Skyfall = Bond fall

I finally caught the new James Bond movie Skyfall this week and I was entertained but ultimately left deflated. The movie starts brightly, like a rocket flaring into space, but soon burns out. Apart from a few glowing parts on re-entry, this Bond film falls through the sky to a dank end at the movie’s titular location.

***Spoiler caution***
***I’ve tried to avoid giving plot details but if you haven’t seen the film…***

Before going any further I should say I have seen most, if not all, the Bond films over the years, but only once or twice so I am no Bond expert. I’m sure there are people far more qualified than me to dissect story arcs and continuity etc. Nevertheless, there are a few basics you expect from a Bond movie:

Bond – a confident charmer who is good with a gun and successful with the ladies (up to a point).
Bond “girls” – usually sexy, sometimes conspiratorial, sometimes oppositional, not always just eye-candy.
Exotic locations – the tourism industry must adore Bond.
Gadgets – cars with ejector seats and machine guns, exploding pens etc.
Villains – usually megalomaniacs with a quirk.

Bond has been moving in a slightly different direction since the box office success of Jason Bourne and some of that has been necessary to move with the times. But there is only so much you can change before you start to lose the essence of what made something special in the first place.

In reverse order, here are my thoughts on the five Bond basics above and how they played out in Skyfall:

Villains – Javier Bardem was a good choice to play a Bond baddie. He generally looks the part, although his blond mop did grate with me occasionally. Imagine former Bond villain Jaws in a Boris Johnson-esque wig and you’ll get the idea. Bardem has to walk a fine line between acting diabolically (not diabolical acting) and over-egging it. Generally he stays the right side, but there are one or two moments where I thought he strayed beyond. Bardem’s character is let down by a script which drags this supposed evil genius out of his lair and into a foggy shoot-out.

Gadgets – Nicely played in Skyfall, which might seem odd when all Bond is given is a gun and a radio transmitter. Possibly the best line of the movie comes from Q, who asks Bond: “What did you expect? An exploding pen?”
Bond does get reacquainted with a favourite old car though and this happily satisfies this requirement, particularly on the 50th anniversary. It also leads to a nice comic line.

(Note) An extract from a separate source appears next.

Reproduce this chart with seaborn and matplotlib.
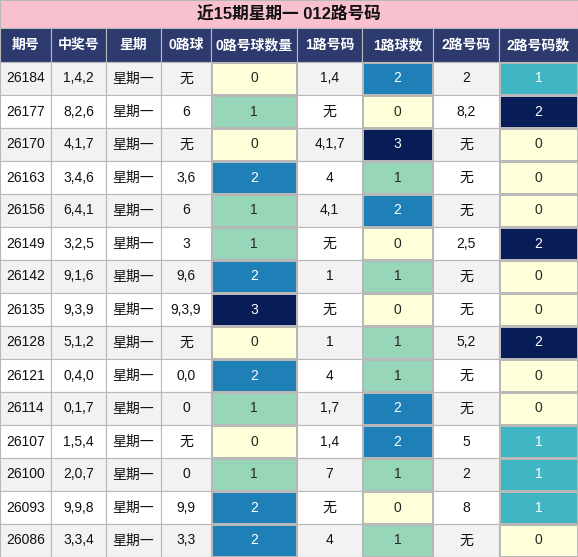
import matplotlib
matplotlib.use("Agg")
import matplotlib.pyplot as plt
import seaborn as sns
import numpy as np
from matplotlib.patches import Rectangle

title = "近15期星期一 012路号码"
headers = ["期号", "中奖号", "星期", "0路球", "0路号球数量", "1路号码", "1路球数", "2路号码", "2路号码数"]
issues = ["26184","26177","26170","26163","26156","26149","26142","26135","26128","26121","26114","26107","26100","26093","26086"]
nums = ["1,4,2","8,2,6","4,1,7","3,4,6","6,4,1","3,2,5","9,1,6","9,3,9","5,1,2","0,4,0","0,1,7","1,5,4","2,0,7","9,9,8","3,3,4"]
weekday = ["星期一"] * 15
road0 = ["无","6","无","3,6","6","3","9,6","9,3,9","无","0,0","0","无","0","9,9","3,3"]
cnt0 = [0,1,0,2,1,1,2,3,0,2,1,0,1,2,2]
road1 = ["1,4","无","4,1,7","4","4,1","无","1","无","1","4","1,7","1,4","7","无","4"]
cnt1 = [2,0,3,1,2,0,1,0,1,1,2,2,1,0,1]
road2 = ["2","8,2","无","无","无","2,5","无","无","5,2","无","无","5","2","8","无"]
cnt2 = [1,2,0,0,0,2,0,0,2,0,0,1,1,1,0]

sns.set_style("white")
plt.rcParams['font.family'] = ['Liberation Sans', 'Noto Sans CJK SC', 'DejaVu Sans']

W, H = 578, 557
fig = plt.figure(figsize=(W/100, H/100), dpi=100)
ax = fig.add_axes([0, 0, 1, 1])
ax.set_xlim(0, W); ax.set_ylim(H, 0); ax.axis("off")

xs = [0, 51, 106, 161, 211, 297, 362, 433, 499, 578]
title_h, head_h = 28, 62
rh = (H - head_h) / 15
grid = "#b8b8b8"

ax.add_patch(Rectangle((0, 0), W, title_h, fc="#f9c0cf", ec=grid, lw=0.8))
ax.text(W/2, title_h/2, title, ha="center", va="center", fontsize=12, fontweight="bold", color="#111")
for i, h in enumerate(headers):
    ax.add_patch(Rectangle((xs[i], title_h), xs[i+1]-xs[i], head_h-title_h, fc="#2d3a6e", ec=grid, lw=0.8))
    ax.text((xs[i]+xs[i+1])/2, (title_h+head_h)/2, h, ha="center", va="center", fontsize=10, fontweight="bold", color="white")

text_cols = {0: issues, 1: nums, 2: weekday, 3: road0, 5: road1, 7: road2}
for r in range(15):
    y = head_h + r*rh
    bg = "#f2f2f2" if r % 2 == 0 else "white"
    for c, vals in text_cols.items():
        ax.add_patch(Rectangle((xs[c], y), xs[c+1]-xs[c], rh, fc=bg, ec=grid, lw=0.8))
        ax.text((xs[c]+xs[c+1])/2, y+rh/2, vals[r], ha="center", va="center", fontsize=10, color="#111")

for c, vals in [(4, cnt0), (6, cnt1), (8, cnt2)]:
    hax = fig.add_axes([xs[c]/W, 0, (xs[c+1]-xs[c])/W, (H-head_h)/H])
    arr = np.array(vals).reshape(-1, 1)
    sns.heatmap(arr, ax=hax, cmap="YlGnBu", vmin=0, vmax=max(vals), cbar=False,
                annot=True, fmt="d", annot_kws={"fontsize": 10},
                linewidths=0.8, linecolor=grid, xticklabels=False, yticklabels=False)

fig.savefig("out.png", dpi=100)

Exotic locations – The movie starts with a wonderful action sequence in Turkey and a well-shot casino scene in Macau, before moving on – all too briefly – to the bright lights of Shanghai. Throw in a beautifully filmed deserted island and everything’s looking pretty good. The problem is I doubt we’re half-way through the movie at this point. From there the action heads to Britain. While it is nice to see a bit of Bond’s motherland, the action dwells here too long. The movie becomes like the remnants of a hurricane that has blown itself out over Florida, crossed the Atlantic and settled as a depression over the UK, bringing a steady drizzle for days on end.

Bond “girls” – Women in Bond films will probably never be totally politically correct, but I thought there was a backwards step here. One moved from fieldwork to a desk job, another was shown incapable of firing a gun and left in the protection of two men, and the third was used and unceremoniously shot without putting up a fight. All the women in this movie ended up appearing weak and I don’t think it needs to be like that in a modern Bond. I seem to remember plenty of Bond girls had some fight about them and that was sadly lacking here.

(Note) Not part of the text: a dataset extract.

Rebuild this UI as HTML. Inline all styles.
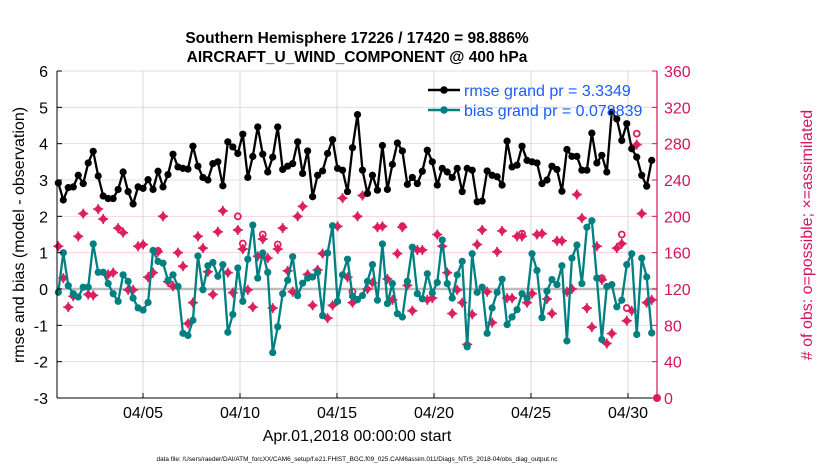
<!DOCTYPE html>
<html><head><meta charset="utf-8"><style>
body{margin:0;background:#fff;}
svg text{font-family:"Liberation Sans",sans-serif;}
</style></head><body>
<svg id="chart" width="830" height="470" viewBox="0 0 830 470" xmlns="http://www.w3.org/2000/svg">
<g id="grid"></g>
<g id="marks"></g>
<g id="axes"></g>
<text x="357" y="43" text-anchor="middle" font-size="15.5" font-weight="bold">Southern Hemisphere 17226 / 17420 = 98.886%</text>
<text x="357" y="62" text-anchor="middle" font-size="15.5" font-weight="bold">AIRCRAFT_U_WIND_COMPONENT @ 400 hPa</text>
<text transform="translate(24,235) rotate(-90)" text-anchor="middle" font-size="16">rmse and bias (model - observation)</text>
<text transform="translate(812,235) rotate(-90)" text-anchor="middle" font-size="16" fill="#d4145a"># of obs: o=possible; ×=assimilated</text>
<text x="357" y="441" text-anchor="middle" font-size="16">Apr.01,2018 00:00:00 start</text>
<text x="357" y="461" text-anchor="middle" font-size="6.4">data file: /Users/raeder/DAI/ATM_forcXX/CAM6_setup/f.e21.FHIST_BGC.f09_025.CAM6assim.011/Diags_NTrS_2018-04/obs_diag_output.nc</text>
<g>
<line x1="428" y1="90" x2="460" y2="90" stroke="#000" stroke-width="2.5"/><circle cx="444" cy="90" r="3.8" fill="#000"/>
<text x="464" y="96" font-size="16" fill="#1a5cff">rmse grand pr = 3.3349</text>
<line x1="428" y1="110" x2="460" y2="110" stroke="#008080" stroke-width="2.5"/><circle cx="444" cy="110" r="3.8" fill="#008080"/>
<text x="464" y="116" font-size="16" fill="#1a5cff">bias grand pr = 0.078839</text>
</g>
</svg>
<script>
const rmse=[2.92,2.45,2.79,2.81,3.13,2.90,3.47,3.79,3.11,2.56,2.49,2.49,2.74,3.22,2.68,2.34,2.81,2.77,3.01,2.74,3.24,2.81,3.15,3.71,3.36,3.32,3.30,3.93,3.38,3.07,3.00,
3.45,3.50,2.84,4.05,3.91,3.73,4.26,3.07,3.65,4.46,3.71,3.22,3.63,4.46,3.29,3.38,3.45,4.05,3.18,3.80,2.54,3.13,3.25,3.73,4.11,3.32,3.27,2.68,3.89,4.80,
3.27,2.63,3.13,2.72,3.95,2.74,3.43,4.02,3.80,2.88,3.07,2.90,3.24,3.82,3.50,2.86,3.32,3.22,3.07,3.32,2.68,3.32,3.27,2.40,2.42,3.25,3.13,3.09,2.86,4.07,
3.36,3.41,3.93,3.54,3.50,3.47,2.90,3.00,3.38,3.29,2.69,3.84,3.65,3.65,3.27,3.27,4.29,3.47,3.68,3.22,4.87,4.68,4.09,4.55,3.86,3.63,3.13,2.83,3.54];
const bias=[-0.09,1.00,0.09,-0.13,-0.22,0.05,0.05,1.24,0.46,0.46,0.15,-0.13,-0.34,0.39,0.21,-0.25,-0.52,-0.58,-0.37,1.06,0.76,0.71,0.24,0.39,0.07,-1.22,-1.28,-0.86,0.91,-0.02,0.64,
0.73,0.35,0.67,-1.19,-0.70,0.58,-0.34,0.82,1.76,0.30,0.99,0.46,-1.75,-1.04,-0.13,0.24,0.89,-0.18,0.16,0.30,0.33,0.46,-0.73,0.99,1.74,-0.34,0.39,0.82,-0.20,-0.29,
-0.18,0.21,0.67,-0.31,1.24,-0.40,0.15,-0.68,-0.77,0.21,1.15,-0.13,-0.27,0.42,-0.11,0.18,1.35,0.15,-0.25,0.39,0.76,-1.59,0.97,-0.09,0.05,-1.22,-0.52,-0.09,0.27,-0.98,
-0.77,-0.57,-0.13,-0.25,0.97,0.51,-0.79,-0.06,0.26,0.12,0.64,-1.43,0.85,1.21,0.15,1.70,1.88,0.30,-1.39,0.07,0.12,-0.49,-0.31,0.67,0.97,-1.25,0.85,0.33,-1.21];
const nused=[167,132,100,112,178,203,114,113,208,197,136,138,187,182,119,119,167,169,133,138,161,200,128,123,160,145,82,105,178,165,139,
114,183,206,138,116,185,164,119,100,156,175,154,99,164,187,140,117,200,211,136,102,141,159,88,102,189,220,133,105,200,
223,120,127,188,189,131,108,159,188,124,96,163,163,108,110,180,167,138,93,119,105,59,92,169,185,117,83,161,184,110,
110,178,178,105,115,180,181,109,93,173,173,117,120,224,198,99,78,167,130,60,71,165,170,85,96,279,203,105,108];
const possIdx=[20,36,37,41,44,59,69,93,109,113,114,116];
const possVal=[162,200,170,180,169,117,189,181,132,180,99,291];
const yTicks=[-3,-2,-1,0,1,2,3,4,5,6];
const y2Ticks=[0,40,80,120,160,200,240,280,320,360];
const xTickDays=[4,9,14,19,24,29];
const xTickLabels=["04/05","04/10","04/15","04/20","04/25","04/30"];
const endObs=0;

const NS="http://www.w3.org/2000/svg";
const L=57,R=657,T=71,B=398;
const y=v=>B-(v+3)/9*(B-T);
const y2=v=>B-v/360*(B-T);
const xd=d=>143+(d-4)*19.4;
const xi=i=>58.3+i*(651.7-58.3)/(rmse.length-1);
function mk(tag,attrs,parent){const e=document.createElementNS(NS,tag);for(const k in attrs)e.setAttribute(k,attrs[k]);parent.appendChild(e);return e;}
const grid=document.getElementById('grid'),marks=document.getElementById('marks'),axes=document.getElementById('axes');
yTicks.forEach(t=>{const l=mk('line',{x1:L,x2:R,y1:y(t),y2:y(t),stroke:'#f6d3e0','stroke-width':1},grid);

});
xTickDays.forEach(d=>{const l=mk('line',{x1:xd(d),x2:xd(d),y1:T,y2:B,stroke:'#d8d8d8','stroke-width':1},grid);

});
const z=mk('line',{x1:L,x2:R,y1:y(0),y2:y(0),stroke:'#bbbbbb','stroke-width':2.5},grid);


nused.forEach((v,i)=>{const cx=xi(i),cy=y2(v);
const g=mk('g',{},marks);


mk('path',{d:`M${cx-4.5},${cy}L${cx},${cy-4.5}L${cx+4.5},${cy}L${cx},${cy+4.5}Z`,fill:'#dc1f5e'},g);
mk('path',{d:`M${cx-5},${cy}H${cx+5}M${cx},${cy-5}V${cy+5}`,stroke:'#dc1f5e','stroke-width':1.6},g);});
possIdx.forEach((idx,k)=>{const c=mk('circle',{cx:xi(idx),cy:y2(possVal[k]),r:3,fill:'none',stroke:'#dc1f5e','stroke-width':1.8},marks);

});
const ec=mk('circle',{cx:R,cy:y2(endObs),r:4,fill:'#dc1f5e'},marks);


function series(arr,color,name){
const p=mk('polyline',{points:arr.map((v,i)=>xi(i)+','+y(v)).join(' '),fill:'none',stroke:color,'stroke-width':2.3},marks);


arr.forEach((v,i)=>{const c=mk('circle',{cx:xi(i),cy:y(v),r:3.6,fill:color},marks);

});}
series(bias,'#008080','bias');
series(rmse,'#000000','rmse');
const la=mk('line',{x1:L,x2:L,y1:T,y2:B,stroke:'#000','stroke-width':1},axes);


const ba=mk('line',{x1:L,x2:R,y1:B,y2:B,stroke:'#000','stroke-width':1},axes);


const ra=mk('line',{x1:R,x2:R,y1:T,y2:B,stroke:'#d4145a','stroke-width':1.2},axes);


yTicks.forEach(t=>{mk('line',{x1:L,x2:L+5,y1:y(t),y2:y(t),stroke:'#000'},axes);
const tx=mk('text',{x:L-9,y:y(t)+6,'text-anchor':'end','font-size':16},axes);tx.textContent=t;

});
y2Ticks.forEach(t=>{mk('line',{x1:R-5,x2:R,y1:y2(t),y2:y2(t),stroke:'#d4145a'},axes);
const tx=mk('text',{x:R+7,y:y2(t)+6,'font-size':16,fill:'#d4145a'},axes);tx.textContent=t;

});
xTickDays.forEach((d,k)=>{mk('line',{x1:xd(d),x2:xd(d),y1:B-5,y2:B,stroke:'#000'},axes);
const tx=mk('text',{x:xd(d),y:B+20,'text-anchor':'middle','font-size':16},axes);tx.textContent=xTickLabels[k];

});
</script>
</body></html>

Bond – This was another disappointing part for me. Bond should have some mystery about him, but here we see him vulnerable and we learn, in my opinion, too much about where he comes from. All too predictably, it’s not a council house. Maybe it never would have been, but I liked the thought that Bond could have come from anywhere and got where he got because he was good at what he did. He was still shown to be good at what he does (although officially he’s not) but the mystery has gone. When these details are revealed, I am also left wondering when he will don his bat-suit.

Finally, a note on the storyline. It seemed a bit flabby to me. I could go into this in some depth, but I think it suffices to say I noticed people around me fidgeting like they were getting bored during some of the elongated sections between action sequences. It felt like there was an attempt to fuse elements of Tinker Tailor Soldier Spy into Bond and the hybrid didn’t quite work.

It all contributed to the feel of a November fireworks display that gets rained off half-way through – how terribly British!